Bar-Lev, who knew more about the Dead “than is healthy,” he said, began the project in June 2003 by emailing Alan Trist, who ran the Dead’s publishing company. Trist sent him the aforementioned, unreleased “dosed” documentary and told him he should carry it forward. While Trist was easy, it took another 11 years to get everyone else’s blessing in the band.
“It wasn’t easy convincing the band to do this,” Bar-Lev said. “They have a healthy mistrust of anything publicity-related. And perhaps most importantly they were concerned that a film might provide a definitive meaning to their story instead of keeping it open to different interpretations and perspectives.”
Although the nearly four-hour film, featuring never-before-seen footage and unvarnished interviews, could be called definitive, printing that just might cause Garcia to roll over in his grave, so let’s just use the term groundbreaking.
With backing from Martin Scorsese, the film blends a massive amount of archival material, including the entire vault the Dead opened up to the crew and multiple years’ worth of footage the filmmakers scoured the world for, along with more recent interviews to create a cohesive , yet still very Dead-esque, experiential narrative. Multiple editors spent three years editing the film and five months mixing the soundtrack, building a score from the Dead’s original studio multitrack masters. They used the surround channels and remixed the masters. With the live music, they often blended the vault’s clean soundboard recording with an audience version of the same show, to provide a sense of being enveloped by the music and the crowd.
“I knew that this film would spend a lot of time in the past via archival material, but I wanted it to have the feel of taking place in the present moment,” Bar-Lev said. “More specifically, I wanted the film to collapse time. So, for example, whenever possible we discover the archival material in a story beat in the present: people playing a tape recording, or finding a reel of film.”
In one scene, the audience hears the band in 1970, in addition to the camera crew talking about filming the band that same year and tour manager Sam Cutler narrating the scene from Brooklyn and Bob Weir watching from some imagined screening room, complete with the whir of the projectors.
“The idea was to capture what I think the band is singing about in ‘Ripple,’ the notion that there’s a wave moving through time with a message for you,” Bar-Lev said.
Seventeen interviewees weave in and out of the film “as eye-witnesses rather than commentators,” Bar-Lev said.
“Another key idea was that no one voice is sacrosanct. The closer the audience can take in seemingly disparate perspectives, the closer they can get at the truth of the matter,” he said, mirroring the Dead’s philosophy of no one, ultimate authority. As the documentary points out, some days, if the truck’s carburetor blew, it became boss.

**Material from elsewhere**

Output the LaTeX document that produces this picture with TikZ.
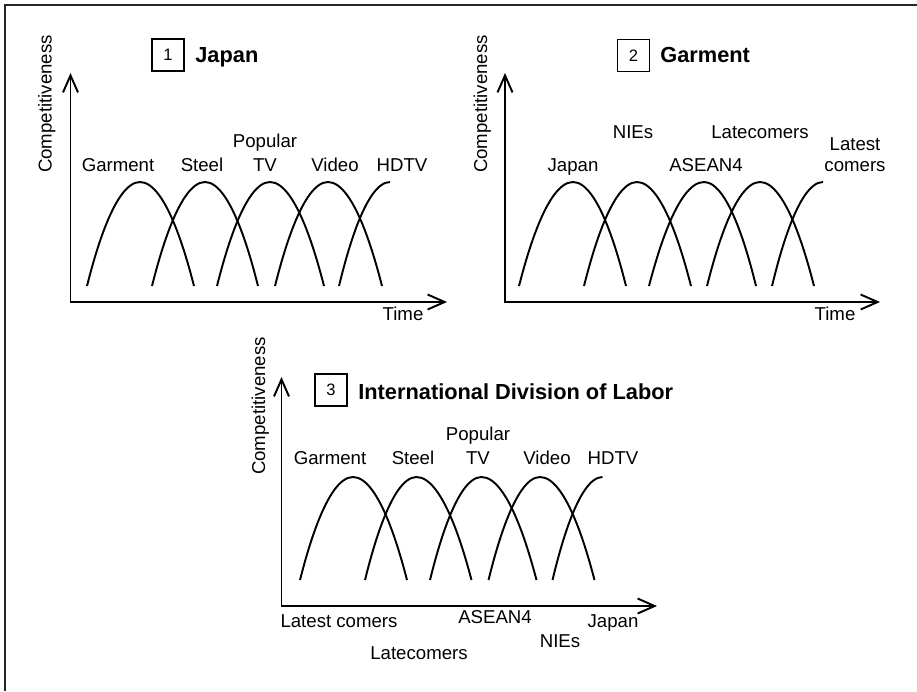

As one clip points out: “The narrative of the Grateful Dead is we’re the same as you, you’re the same as us; there is no real distinction. There’s a powerful camaraderie and fellowship,” albeit one filled with “experimenting with psychedelics as much as we were playing music,” which bass player Phil Lesh credits (the acid test experience) for forming the band as a “group mind.”

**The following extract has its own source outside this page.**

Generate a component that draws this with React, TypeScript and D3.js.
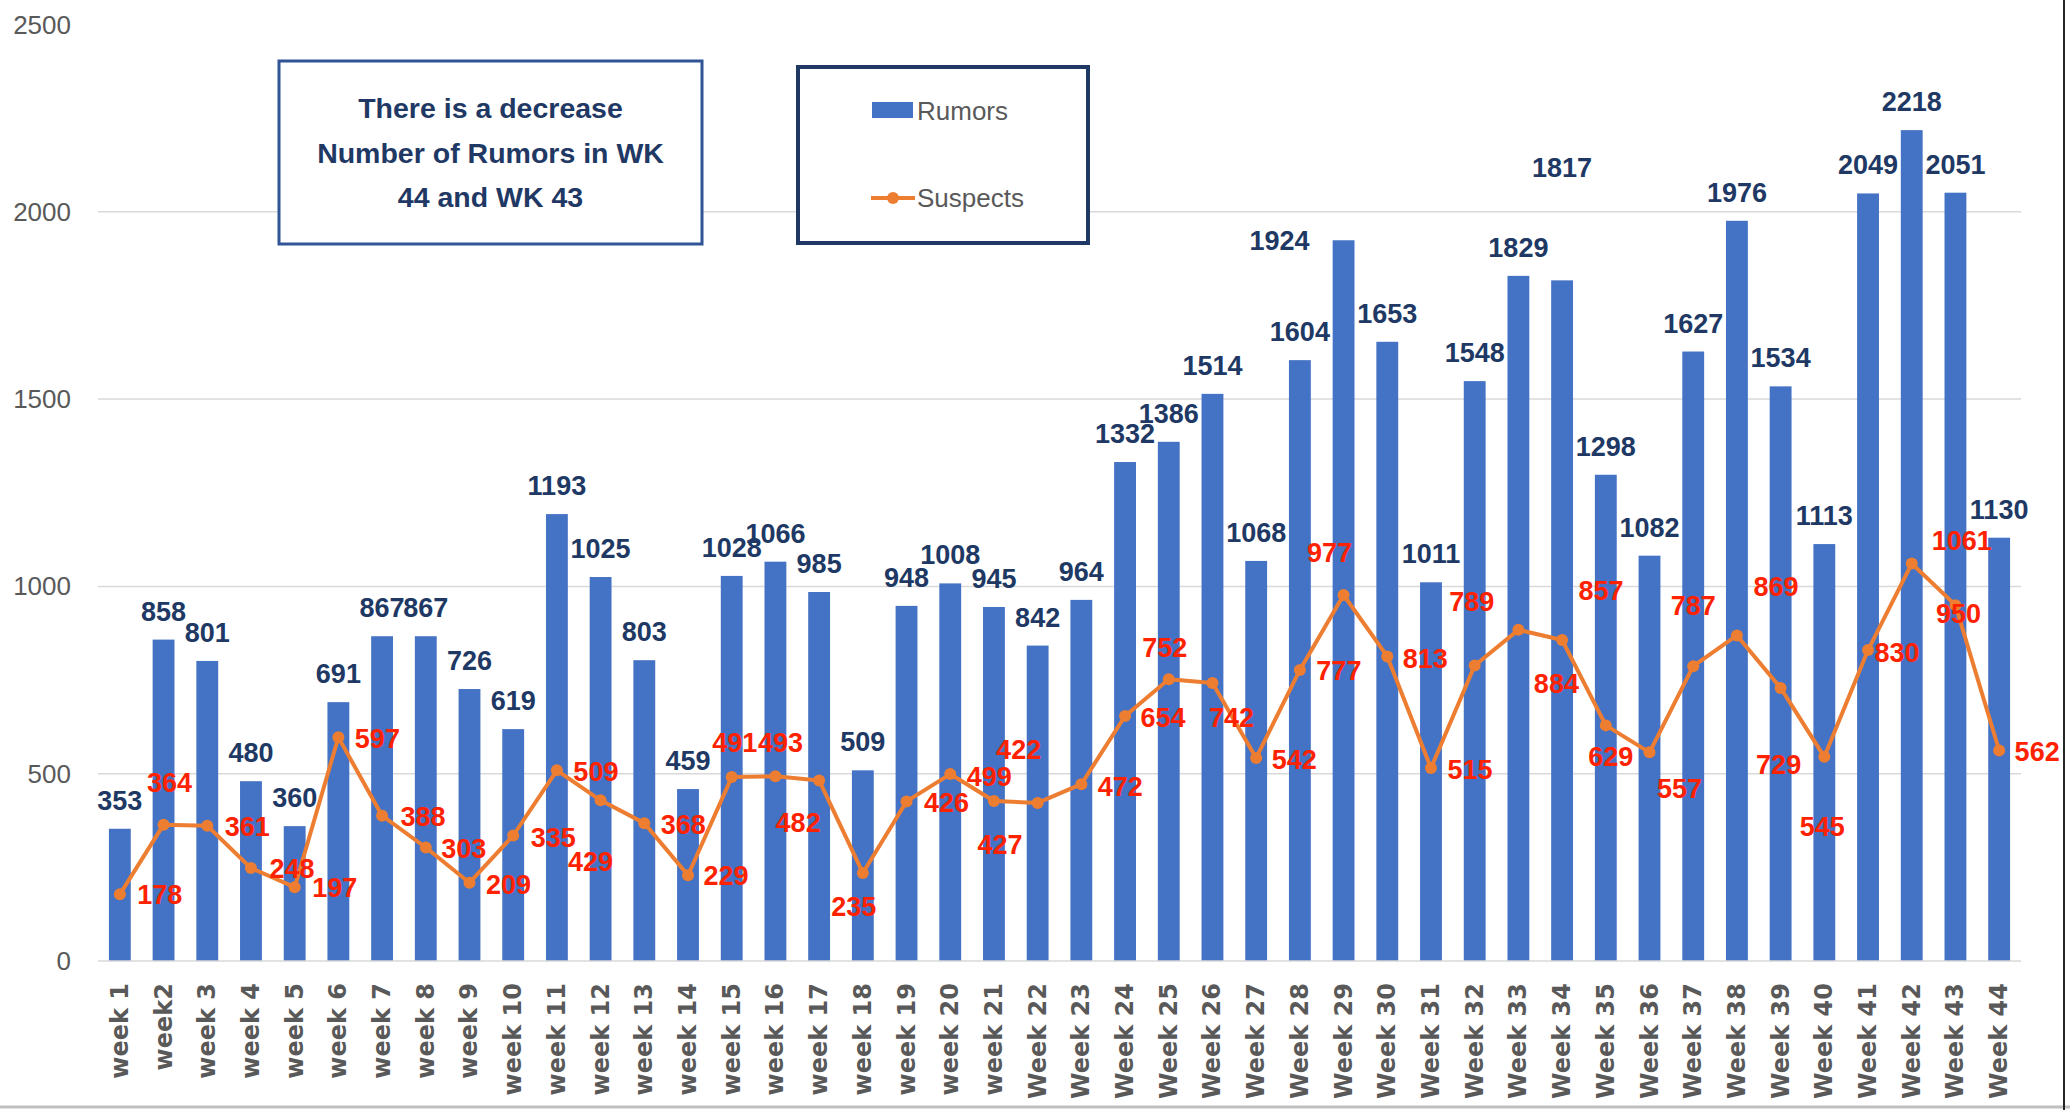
import React from 'react';
import * as d3 from 'd3';

// Weekly counts of rumors (bars) and suspects (line)
const weeks = [
  'week 1', 'week2', 'week 3', 'week 4', 'week 5', 'week 6', 'week 7', 'week 8', 'week 9', 'week 10',
  'week 11', 'week 12', 'week 13', 'week 14', 'week 15', 'week 16', 'week 17', 'week 18', 'week 19', 'week 20',
  'week 21', 'Week 22', 'Week 23', 'Week 24', 'Week 25', 'Week 26', 'Week 27', 'Week 28', 'Week 29', 'Week 30',
  'Week 31', 'Week 32', 'Week 33', 'Week 34', 'Week 35', 'Week 36', 'Week 37', 'Week 38', 'Week 39', 'Week 40',
  'Week 41', 'Week 42', 'Week 43', 'Week 44',
];

const rumors = [
  353, 858, 801, 480, 360, 691, 867, 867, 726, 619,
  1193, 1025, 803, 459, 1028, 1066, 985, 509, 948, 1008,
  945, 842, 964, 1332, 1386, 1514, 1068, 1604, 1924, 1653,
  1011, 1548, 1829, 1817, 1298, 1082, 1627, 1976, 1534, 1113,
  2049, 2218, 2051, 1130,
];

const suspects = [
  178, 364, 361, 248, 197, 597, 388, 303, 209, 335,
  509, 429, 368, 229, 491, 493, 482, 235, 426, 499,
  427, 422, 472, 654, 752, 742, 542, 777, 977, 813,
  515, 789, 884, 857, 629, 557, 787, 869, 729, 545,
  830, 1061, 950, 562,
];

const yTicks = [0, 500, 1000, 1500, 2000, 2500];

const noteLines = ['There is a decrease', 'Number of Rumors in WK', '44 and WK 43'];

// hand-nudged label placements (as in the source workbook), [dx, dy] from the point
const suspectLabelNudge: [number, number][] = [
  [40, 1], [6, -42], [40, 1], [41, 1], [40, 1], [39, 2], [41, 1], [38, 2], [39, 2], [40, 2],
  [39, 2], [-10, 62], [39, 2], [38, 1], [3, -34], [5, -33], [-21, 43], [-9, 34], [40, 2], [39, 3],
  [6, 44], [-19, -53], [39, 3], [38, 2], [-4, -31], [19, 35], [38, 2], [39, 1], [-14, -42], [38, 3],
  [39, 2], [-3, -63], [38, 54], [39, -49], [5, 32], [30, 37], [0, -60], [39, -48], [-2, 77], [-2, 70],
  [29, 3], [50, -23], [3, 9], [38, 2],
];
const rumorLabelNudge: Record<number, [number, number]> = {
  28: [-64, 29],
  33: [0, -84],
};

const W = 2070;
const H = 1110;
const LABEL_FONT = '"Liberation Sans", Arial, sans-serif';

export default function App() {
  const x = d3.scaleBand<string>()
    .domain(weeks)
    .range([98, 2021])
    .paddingInner(0.5)
    .paddingOuter(0.25);
  const y = d3.scaleLinear().domain([0, 2500]).range([961, 24.5]);

  const cx = (i: number) => (x(weeks[i]) as number) + x.bandwidth() / 2;

  const line = d3.line<number>()
    .x((_, i) => cx(i))
    .y(d => y(d));

  return (
    <svg
      width={W}
      height={H}
      style={{ position: 'absolute', left: 0, top: 0, background: '#fff' }}
    >
      {/* gridlines + y labels (no line drawn at the top tick) */}
      {yTicks.map(t => (
        <g key={t}>
          {t > 0 && t < 2500 && (
            <line x1={98} x2={2021} y1={y(t)} y2={y(t)} stroke="#d9d9d9" strokeWidth={1.5} />
          )}
          <text
            x={71}
            y={y(t)}
            textAnchor="end"
            dominantBaseline="central"
            fontFamily={LABEL_FONT}
            fontSize={26}
            fill="#595959"
          >
            {t}
          </text>
        </g>
      ))}

      {/* bars */}
      {rumors.map((v, i) => (
        <rect
          key={weeks[i]}
          x={x(weeks[i])}
          y={y(v)}
          width={x.bandwidth()}
          height={y(0) - y(v)}
          fill="#4472c4"
        />
      ))}

      {/* axis baseline */}
      <line x1={98} x2={2021} y1={y(0)} y2={y(0)} stroke="#d9d9d9" strokeWidth={1.5} />

      {/* suspects line */}
      <path d={line(suspects) || ''} fill="none" stroke="#ed7d31" strokeWidth={4} strokeLinejoin="round" />
      {suspects.map((v, i) => (
        <circle key={i} cx={cx(i)} cy={y(v)} r={6} fill="#ed7d31" />
      ))}

      {/* rumors labels */}
      {rumors.map((v, i) => {
        const [dx, dy] = rumorLabelNudge[i] || [0, 0];
        return (
          <text
            key={i}
            x={cx(i) + dx}
            y={y(v) - 19 + dy}
            textAnchor="middle"
            fontFamily={LABEL_FONT}
            fontWeight="bold"
            fontSize={27}
            fill="#203864"
          >
            {v}
          </text>
        );
      })}

      {/* suspects labels */}
      {suspects.map((v, i) => {
        const [dx, dy] = suspectLabelNudge[i];
        return (
          <text
            key={i}
            x={cx(i) + dx}
            y={y(v) + dy}
            textAnchor="middle"
            dominantBaseline="central"
            fontFamily={LABEL_FONT}
            fontWeight="bold"
            fontSize={27}
            fill="#ff2200"
          >
            {v}
          </text>
        );
      })}

      {/* x labels */}
      {weeks.map((w, i) => (
        <text
          key={w}
          transform={`translate(${cx(i)},983) rotate(-90)`}
          textAnchor="end"
          dominantBaseline="central"
          fontFamily='"DejaVu Sans", Verdana, sans-serif'
          fontWeight="bold"
          fontSize={24}
          fill="#595959"
        >
          {w}
        </text>
      ))}

      {/* note box */}
      <rect x={279} y={61} width={423} height={183} fill="#fff" stroke="#2f5597" strokeWidth={3} />
      {noteLines.map((t, i) => (
        <text
          key={t}
          x={490.5}
          y={108 + i * 44.5}
          textAnchor="middle"
          dominantBaseline="central"
          fontFamily={LABEL_FONT}
          fontWeight="bold"
          fontSize={28.5}
          fill="#1f3864"
        >
          {t}
        </text>
      ))}

      {/* legend */}
      <rect x={798} y={67} width={290} height={176} fill="#fff" stroke="#1f3864" strokeWidth={4} />
      <rect x={872} y={102} width={41} height={16} fill="#4472c4" />
      <text x={917} y={111} dominantBaseline="central" fontFamily={LABEL_FONT} fontSize={26} fill="#595959">
        Rumors
      </text>
      <line x1={871} x2={915} y1={198} y2={198} stroke="#ed7d31" strokeWidth={4} />
      <circle cx={893} cy={198} r={6} fill="#ed7d31" />
      <text x={917} y={198} dominantBaseline="central" fontFamily={LABEL_FONT} fontSize={26} fill="#595959">
        Suspects
      </text>

      {/* frame edges */}
      <line x1={0} x2={W} y1={1107} y2={1107} stroke="#bfbfbf" strokeWidth={3} />
      <line x1={2064} x2={2064} y1={0} y2={1110} stroke="#262626" strokeWidth={2} />
    </svg>
  );
}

Overall, as the film notes: “It’s a philosophy of leaving yourself open to the possibility and leaving yourself open to magic.”

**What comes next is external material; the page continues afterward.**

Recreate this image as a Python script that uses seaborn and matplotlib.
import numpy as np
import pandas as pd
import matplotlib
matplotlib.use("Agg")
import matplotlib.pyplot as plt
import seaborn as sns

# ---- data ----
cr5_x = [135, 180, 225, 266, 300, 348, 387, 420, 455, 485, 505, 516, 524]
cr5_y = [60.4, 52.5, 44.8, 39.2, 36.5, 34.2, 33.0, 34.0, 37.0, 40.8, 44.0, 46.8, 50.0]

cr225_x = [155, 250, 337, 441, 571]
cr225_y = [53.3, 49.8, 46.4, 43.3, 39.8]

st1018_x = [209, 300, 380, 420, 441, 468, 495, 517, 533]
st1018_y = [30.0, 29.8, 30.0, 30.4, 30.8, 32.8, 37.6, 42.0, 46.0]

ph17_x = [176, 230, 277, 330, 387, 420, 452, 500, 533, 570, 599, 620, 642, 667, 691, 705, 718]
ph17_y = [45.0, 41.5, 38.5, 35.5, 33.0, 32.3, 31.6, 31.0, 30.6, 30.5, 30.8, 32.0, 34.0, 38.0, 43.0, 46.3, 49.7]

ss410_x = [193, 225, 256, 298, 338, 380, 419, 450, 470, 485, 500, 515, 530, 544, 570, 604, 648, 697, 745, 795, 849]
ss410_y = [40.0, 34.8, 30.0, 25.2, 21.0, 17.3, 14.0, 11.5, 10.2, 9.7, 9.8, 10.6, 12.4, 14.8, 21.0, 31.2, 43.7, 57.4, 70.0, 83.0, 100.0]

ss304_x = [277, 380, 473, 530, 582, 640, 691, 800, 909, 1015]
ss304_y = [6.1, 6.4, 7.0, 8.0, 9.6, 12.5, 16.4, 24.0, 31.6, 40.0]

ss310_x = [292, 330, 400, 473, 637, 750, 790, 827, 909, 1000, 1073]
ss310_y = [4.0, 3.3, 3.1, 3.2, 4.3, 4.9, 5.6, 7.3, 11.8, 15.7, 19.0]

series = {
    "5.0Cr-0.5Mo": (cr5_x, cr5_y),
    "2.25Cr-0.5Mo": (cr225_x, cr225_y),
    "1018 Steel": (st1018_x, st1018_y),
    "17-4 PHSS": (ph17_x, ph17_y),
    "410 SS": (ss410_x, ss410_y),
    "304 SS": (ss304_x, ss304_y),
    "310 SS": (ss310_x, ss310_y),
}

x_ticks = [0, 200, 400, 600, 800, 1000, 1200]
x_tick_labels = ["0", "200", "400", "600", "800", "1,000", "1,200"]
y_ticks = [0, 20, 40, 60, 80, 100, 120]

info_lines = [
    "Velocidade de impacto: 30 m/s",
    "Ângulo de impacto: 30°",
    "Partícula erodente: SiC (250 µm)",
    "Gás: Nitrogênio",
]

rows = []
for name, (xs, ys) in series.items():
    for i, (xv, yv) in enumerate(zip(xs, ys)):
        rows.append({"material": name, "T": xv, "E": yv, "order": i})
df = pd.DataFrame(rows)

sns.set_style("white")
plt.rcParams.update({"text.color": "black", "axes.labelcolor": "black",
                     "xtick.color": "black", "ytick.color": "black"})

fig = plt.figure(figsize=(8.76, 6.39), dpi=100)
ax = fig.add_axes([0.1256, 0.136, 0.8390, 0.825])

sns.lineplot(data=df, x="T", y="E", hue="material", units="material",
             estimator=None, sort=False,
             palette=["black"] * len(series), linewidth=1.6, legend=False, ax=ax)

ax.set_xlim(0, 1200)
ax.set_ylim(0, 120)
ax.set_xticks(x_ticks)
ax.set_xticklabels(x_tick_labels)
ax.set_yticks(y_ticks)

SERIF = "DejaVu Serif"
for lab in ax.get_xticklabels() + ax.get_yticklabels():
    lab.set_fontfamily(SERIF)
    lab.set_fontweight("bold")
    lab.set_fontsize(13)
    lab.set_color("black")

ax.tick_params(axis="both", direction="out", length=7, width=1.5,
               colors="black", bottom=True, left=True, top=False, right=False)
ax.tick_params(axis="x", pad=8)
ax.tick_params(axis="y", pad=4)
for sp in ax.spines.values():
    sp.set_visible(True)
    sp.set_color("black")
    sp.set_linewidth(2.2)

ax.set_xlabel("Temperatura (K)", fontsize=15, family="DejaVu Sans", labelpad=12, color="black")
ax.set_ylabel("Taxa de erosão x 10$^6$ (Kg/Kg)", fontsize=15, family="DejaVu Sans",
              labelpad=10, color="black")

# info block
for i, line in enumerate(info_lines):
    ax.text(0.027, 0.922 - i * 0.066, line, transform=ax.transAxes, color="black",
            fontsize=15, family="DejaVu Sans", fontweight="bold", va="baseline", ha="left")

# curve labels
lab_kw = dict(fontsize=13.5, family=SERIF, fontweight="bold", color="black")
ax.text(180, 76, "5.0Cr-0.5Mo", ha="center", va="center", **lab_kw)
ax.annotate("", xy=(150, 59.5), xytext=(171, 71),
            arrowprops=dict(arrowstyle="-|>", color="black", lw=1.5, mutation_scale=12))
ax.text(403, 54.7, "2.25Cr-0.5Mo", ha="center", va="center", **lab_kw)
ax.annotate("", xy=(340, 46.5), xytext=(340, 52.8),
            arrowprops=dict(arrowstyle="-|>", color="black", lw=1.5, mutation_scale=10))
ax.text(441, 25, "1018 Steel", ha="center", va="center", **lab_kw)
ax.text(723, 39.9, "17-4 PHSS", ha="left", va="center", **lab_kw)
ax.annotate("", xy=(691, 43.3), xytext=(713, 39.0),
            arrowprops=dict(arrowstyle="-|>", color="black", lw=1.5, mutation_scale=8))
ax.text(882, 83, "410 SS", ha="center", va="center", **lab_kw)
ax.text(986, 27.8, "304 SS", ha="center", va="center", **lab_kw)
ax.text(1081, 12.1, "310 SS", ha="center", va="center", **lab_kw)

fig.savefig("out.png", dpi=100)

And the Dead certainly attracted a wild and magical mandala, filled with spinners reveling in religious experiences, “because they thought Garcia was a prophet”; audiences positioning themselves in the Phil zone and the Jerry side; people who were deaf watching signers and holding balloons to take in the vibrations of the music; Wharf Rats meeting during set breaks, committed to a sober path; tapers sharing the shows; and sometimes menace presences, including the Hells Angels.
“It was total chaos,” percussionist Mickey Hart says in the documentary. “Jerry Garcia did not bargain to be the major of a traveling counterculture town.”
He didn’t quite embrace the role. “When asked to guide the ship, Jerry chose instead to let the scene morph into whatever it did based on the aggregate of how each individual chose to act,” Bar-Lev said.
“It’s not up to us to define the Grateful Dead,” Garcia says in the film. “It’s a living, breathing thing, and that’s one of the parts of its magic. Not defining it is that it becomes everything.”
“Long Strange Trip” provides an immersive experience into the Dead’s fiercely independent vision, constant evolution and uncompromising commitment and intimacy with their audience. It’s the first full-length documentary of its kind, weaving candid interviews with the musicians, roadies, family members and dedicated Deadheads to portray a freewheeling psychedelic subculture, insight into Garcia’s psyche, dynamic shows and unguarded, offstage moments.
“I feel the Dead’s story is more vital now than ever. What the Dead and the Deadheads did, we could do today,” Bar-Lev said. “To paraphrase Jerry Garcia, when he talks about slipping acid into coffee at the Playboy Channel show, it would ‘turn an artificial party into an authentic one.’”
Filmmakers intended the documentary to be much shorter than its nearly four hours, “but it resisted our efforts,” Bar-Lev said, which seems entirely fitting. It ends in 1995, with Garcia expressing his hope that “something carries on after he and the band are dead and gone,” Bar-Lev said. “It’s a beautiful sentiment, because he’s very clear to say he doesn’t mean the Grateful Dead, or jam band music or even music at all. We figured if we ended the film precisely at that point, we’re letting the band say to the viewer: The next move is yours.”